The book of Esther was forthwith written and sent to the Jews in all countries of the earth, as a means of establishing a yearly commemorative festival called Purim, from the word "Pur," or "The lot." The festival was appointed, we are told, by the joint authority of Mordecai the Jew and Esther the queen. And to this day we Gentiles in New York or Boston, at the time of Purim, may go into the synagogue and hear this book of Esther chanted in the Hebrew, and hear the hearty curses which are heaped, with thumps of hammers and of fists, upon the heads of Haman and his sons whenever their names occur in the story, – a strange fragment of ancient tradition floated down to our modern times. The palace of Shushan, with its hangings of green and blue and purple, its silver couches, its stir and hum of busy life, is now a moldering ruin; but the fair woman that once trod its halls is remembered and honored in a nation's heart. It is a curious fact that the romantic history of Esther has twice had its parallel since the Christian era, as the following incident, from Schudt's "Memorabilia of the Jews,"4 witnesses. In this rare and curious work – 4th book, 13th chapter – he says: "Casimir the Great, of Poland, in 1431, fell in love with a beautiful Jewess named Esther, whom he married and raised to the throne of Poland. He had by her two sons and several daughters. His love for her was so great that he allowed the daughters to be brought up in their mother's religion." Also it is related that Alphonso VIII., king of Spain, took to himself a beautiful Jewess as a wife. On account of her he gave such privileges to the Jews that she became an object of jealousy to the nobles, and was assassinated.

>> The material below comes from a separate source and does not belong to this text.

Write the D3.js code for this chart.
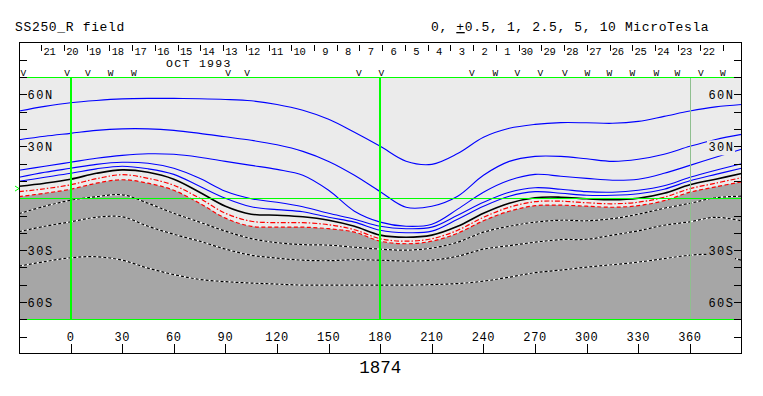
<!DOCTYPE html>
<html><head><meta charset="utf-8">
<script src="https://cdn.jsdelivr.net/npm/d3@7"></script>
<style>body{margin:0;background:#fff}svg{display:block}text{font-family:"Liberation Mono",monospace;fill:#000}</style>
</head><body><svg id="c" width="763" height="396"></svg>
<script>
// ---- data ----
const lons = [-30,-15,0,15,30,45,60,75,90,105,120,135,150,165,180,195,210,225,240,255,270,285,300,315,330,345,360,375,390];
// contour latitudes (deg) at each longitude
const pos10  = [50.4,53.1,55.2,56.5,57.4,57.7,57.7,57.5,57.1,56.3,54.2,50.8,45.6,38.1,30.0,21.4,19.6,25.8,35.2,40.4,42.7,43.7,43.6,43.3,44.4,47.3,50.4,52.8,54.2];
const pos5   = [33.8,35.8,37.5,39.2,40.1,40.1,39.2,37.5,35.5,33.5,30.9,27.1,21.3,13.3,3.8,-5.2,-4.6,1.2,13.3,21.3,24.2,24.2,22.8,21.3,22.5,25.4,30.0,34.0,36.9];
const pos2_5 = [16.2,18.5,20.8,23.1,24.8,25.7,25.4,23.7,21.3,19.0,16.7,13.3,4.6,-7.5,-13.8,-16.2,-15.0,-6.3,3.5,10.4,13.8,12.7,11.5,10.4,11.0,14.4,19.0,23.7,28.3];
const pos1   = [12.1,15.0,17.3,19.6,20.8,20.2,17.3,11.5,4.0,-0.3,-2.3,-4.9,-8.7,-12.1,-16.2,-17.6,-16.7,-9.8,-2.3,3.5,6.1,5.2,3.8,3.5,4.6,7.2,12.1,16.2,19.9];
const pos0_5 = [9.8,12.1,14.4,17.0,18.5,17.0,13.8,6.9,0.0,-4.9,-6.6,-7.8,-11.0,-13.8,-18.5,-19.9,-19.0,-12.1,-4.6,1.2,3.8,2.9,1.7,1.7,2.6,5.2,10.1,13.8,17.3];
const neutral= [6.9,8.7,11.0,14.4,16.4,15.0,11.0,3.5,-4.6,-9.2,-9.8,-10.7,-12.7,-16.2,-21.3,-22.5,-21.3,-16.2,-8.7,-2.9,0.3,0.6,-0.3,-0.9,0.0,2.9,7.8,11.0,14.3];
const neg0_5 = [3.8,5.5,7.8,11.3,13.6,11.5,7.5,0.0,-8.7,-13.3,-14.1,-14.1,-15.3,-18.2,-23.4,-24.8,-23.4,-18.5,-11.0,-5.2,-2.0,-1.7,-2.6,-3.2,-2.3,0.6,5.5,8.7,11.9];
const neg1   = [0.9,2.9,5.2,8.7,10.7,8.7,4.6,-2.9,-11.5,-16.2,-16.7,-16.7,-17.6,-19.6,-24.8,-26.3,-24.8,-20.2,-13.0,-7.5,-4.3,-4.0,-4.6,-5.2,-4.3,-1.4,3.5,6.6,9.5];
const neg2_5 = [-8.9,-4.6,-1.2,0.9,2.0,-2.9,-8.7,-13.8,-19.0,-23.3,-25.7,-26.8,-27.1,-28.3,-29.4,-30.0,-28.8,-25.4,-19.6,-16.2,-13.8,-12.7,-13.0,-11.8,-9.2,-5.8,-2.9,0.3,1.2];
const neg5   = [-19.3,-16.2,-13.6,-11.0,-10.7,-16.2,-20.8,-24.8,-29.4,-32.9,-34.6,-35.8,-36.1,-35.5,-35.8,-36.3,-35.8,-33.5,-29.4,-27.4,-25.4,-23.9,-23.7,-21.3,-18.8,-15.6,-13.6,-11.0,-13.0];
const neg10  = [-39.2,-36.6,-34.4,-33.8,-35.8,-40.4,-44.1,-46.9,-48.2,-49.0,-49.6,-50.2,-50.2,-50.2,-50.2,-50.2,-49.9,-49.3,-47.9,-45.6,-43.0,-41.5,-39.8,-38.4,-36.9,-34.9,-32.9,-32.6,-35.8];

const lonTicks = [0,30,60,90,120,150,180,210,240,270,300,330,360];
const latTicks = [-80,-70,-60,-50,-40,-30,-20,-10,10,20,30,40,50,60,70,80];
const latLabels = [[60,"60N"],[30,"30N"],[-30,"30S"],[-60,"60S"]];
const dayLabels = [21,20,19,18,17,16,15,14,13,12,11,10,9,8,7,6,5,4,3,2,1,30,29,28,27,26,25,24,23,22];
const dayTickLons = [-17.1,-3.9,9.3,22.6,35.8,49.0,62.2,75.4,88.6,101.8,115.1,128.3,141.5,154.7,167.9,181.1,194.3,207.6,220.8,234.0,247.2,260.4,273.6,286.8,300.1,313.3,326.5,339.7,352.9,366.1,379.4];
const obsMarks = [[-27.5,"V"],[-2.0,"V"],[10.0,"V"],[23.2,"W"],[36.7,"W"],[91.5,"V"],[102.6,"V"],[167.5,"V"],[180.6,"V"],
  [233.3,"V"],[246.9,"W"],[259.7,"V"],[273.1,"V"],[287.3,"V"],[300.4,"W"],[313.2,"W"],[326.5,"W"],[340.5,"W"],[352.7,"W"],[366.3,"V"],[379.1,"W"]];
const earthLat = 5.6;
const title = "SS250_R field";
const rotation = "1874";
const monthLabel = ["OCT 1993", 55.5];

// ---- drawing ----
const svg = d3.select("#c");
const x = d3.scaleLinear([-30,390],[19,741.5]);
const y = d3.scaleLinear([-90,90],[354,42.5]);
const LIGHT="#ebebeb", DARK="#a6a6a6", GREEN="#00ff00";
const px = v => Math.round(v) + 0.5;

svg.append("clipPath").attr("id","pc").append("rect")
  .attr("x",x(-30)).attr("y",y(70)).attr("width",x(390)-x(-30)).attr("height",y(-70)-y(70));
const g = svg.append("g").attr("clip-path","url(#pc)");
g.append("rect").attr("x",x(-30)).attr("y",y(70)).attr("width",x(390)-x(-30)).attr("height",y(-70)-y(70)).attr("fill",LIGHT);

const curve = d3.curveCatmullRom.alpha(0.5);
const line = d3.line().x((d,i)=>x(lons[i])).y(d=>y(d)).curve(curve);
const area = d3.area().x((d,i)=>x(lons[i])).y0(y(-75)).y1(d=>y(d)).curve(curve);
g.append("path").attr("d",area(neg1)).attr("fill",DARK);

[pos10,pos5,pos2_5,pos1,pos0_5].forEach(a=>g.append("path").attr("d",line(a)).attr("fill","none").attr("stroke","#0000ff").attr("stroke-width",1.1));
g.append("path").attr("d",line(neg0_5)).attr("fill","none").attr("stroke","#ff0000").attr("stroke-width",1.2).attr("stroke-dasharray","5,2,1.5,2");
g.append("path").attr("d",line(neg1)).attr("fill","none").attr("stroke","#ff0000").attr("stroke-width",1.2).attr("stroke-dasharray","4,2.5");
g.append("path").attr("d",line(neutral)).attr("fill","none").attr("stroke","#000").attr("stroke-width",1.6);
[neg2_5,neg5,neg10].forEach(a=>{
  g.append("path").attr("d",line(a)).attr("fill","none").attr("stroke","#fff").attr("stroke-width",1.2);
  g.append("path").attr("d",line(a)).attr("fill","none").attr("stroke","#000").attr("stroke-width",1.2).attr("stroke-dasharray","3,2");
});

// green grid
[0,180].forEach(l=>g.append("line").attr("x1",Math.round(x(l))).attr("x2",Math.round(x(l)))
  .attr("y1",y(70)).attr("y2",y(-70)).attr("stroke",GREEN).attr("stroke-width",2).attr("shape-rendering","crispEdges"));
g.append("line").attr("x1",px(x(360))).attr("x2",px(x(360))).attr("y1",y(70)).attr("y2",y(-70))
  .attr("stroke","#8fbf8f").attr("stroke-width",1).attr("shape-rendering","crispEdges");
[70,0,-70].forEach(l=>svg.append("line").attr("x1",x(-30)).attr("x2",x(390)).attr("y1",px(y(l))).attr("y2",px(y(l)))
  .attr("stroke",GREEN).attr("stroke-width",1.5).attr("shape-rendering","crispEdges"));

// latitude labels with background
latLabels.forEach(([lat,t])=>{
  const bg = lat>0?LIGHT:DARK;
  svg.append("rect").attr("x",26).attr("y",y(lat)-6).attr("width",28).attr("height",14).attr("fill",bg);
  svg.append("rect").attr("x",707).attr("y",y(lat)-6).attr("width",28).attr("height",15).attr("fill",bg);
  svg.append("text").attr("x",27.5).attr("y",y(lat)+4.5).attr("font-size",12).attr("letter-spacing",1.5).text(t);
  svg.append("text").attr("x",734.5).attr("y",y(lat)+4.5).attr("font-size",12).attr("letter-spacing",1.5).attr("text-anchor","end").text(t);
});

// frame
svg.append("rect").attr("x",19.5).attr("y",42.5).attr("width",722).attr("height",311).attr("fill","none").attr("stroke","#000").attr("stroke-width",1).attr("shape-rendering","crispEdges");
latTicks.forEach(l=>{
  svg.append("line").attr("x1",19.5).attr("x2",27).attr("y1",px(y(l))).attr("y2",px(y(l))).attr("stroke","#000").attr("stroke-width",1.2).attr("shape-rendering","crispEdges");
  svg.append("line").attr("x1",734).attr("x2",741.5).attr("y1",px(y(l))).attr("y2",px(y(l))).attr("stroke","#000").attr("stroke-width",1.2).attr("shape-rendering","crispEdges");
});
// earth latitude marker
const ey = y(earthLat);
svg.append("path").attr("d",`M15,${ey-2.5} L19,${ey} L15,${ey+2.5}`).attr("fill","none").attr("stroke",GREEN).attr("stroke-width",1);

// bottom axis
lonTicks.forEach(l=>{
  svg.append("line").attr("x1",px(x(l))).attr("x2",px(x(l))).attr("y1",353.5).attr("y2",343.5).attr("stroke","#000").attr("stroke-width",1).attr("shape-rendering","crispEdges");
  svg.append("text").attr("x",x(l)).attr("y",341).attr("font-size",12).attr("letter-spacing",0.6).attr("text-anchor","middle").text(l);
});
svg.append("text").attr("x",x(180)).attr("y",373).attr("font-size",17.5).attr("text-anchor","middle").text(rotation);

// top axis: days
dayTickLons.forEach(l=>svg.append("line").attr("x1",px(x(l))).attr("x2",px(x(l))).attr("y1",45).attr("y2",51).attr("stroke","#000").attr("stroke-width",1).attr("shape-rendering","crispEdges"));
dayLabels.forEach((d,i)=>svg.append("text").attr("x",x(dayTickLons[i])+2.3).attr("y",54.5).attr("font-size",10.5).attr("letter-spacing",-0.3).style("white-space","pre").text(String(d).padStart(2," ")));
svg.append("text").attr("x",x(monthLabel[1])).attr("y",66.5).attr("font-size",11.5).attr("letter-spacing",1.3).style("white-space","pre").text(monthLabel[0]);

// observation marks
obsMarks.forEach(([l,s])=>svg.append("text").attr("x",x(l)).attr("y",76).attr("font-size",9.5).attr("text-anchor","middle").text(s));

// titles
svg.append("text").attr("x",15).attr("y",31).attr("font-size",13).attr("letter-spacing",0.66).style("white-space","pre").text(title);
const rt = svg.append("text").attr("x",431).attr("y",31).attr("font-size",13).attr("letter-spacing",0.63).style("white-space","pre");
rt.append("tspan").text("0, ");
rt.append("tspan").style("text-decoration","underline").text("+");
rt.append("tspan").text("0.5, 1, 2.5, 5, 10 MicroTesla");
</script></body></html>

The book of Esther fills an important place in the sacred canon, as showing the Divine care and protection extended over the sacred race in the period of their deepest depression. The beauty and grace of a woman were the means of preserving the seed from which the great Son of Man and desire of all nations, should come. Esther held in her fair hand the golden chain at the end of which we see the Mother of Jesus. The "Prayer of Esther" is a composition ascribed to her, and still in honored use among the solemn services of the synagogue.

4Jüdische Merkwürdigkeiten. Frankfort and Leipsic, 1714.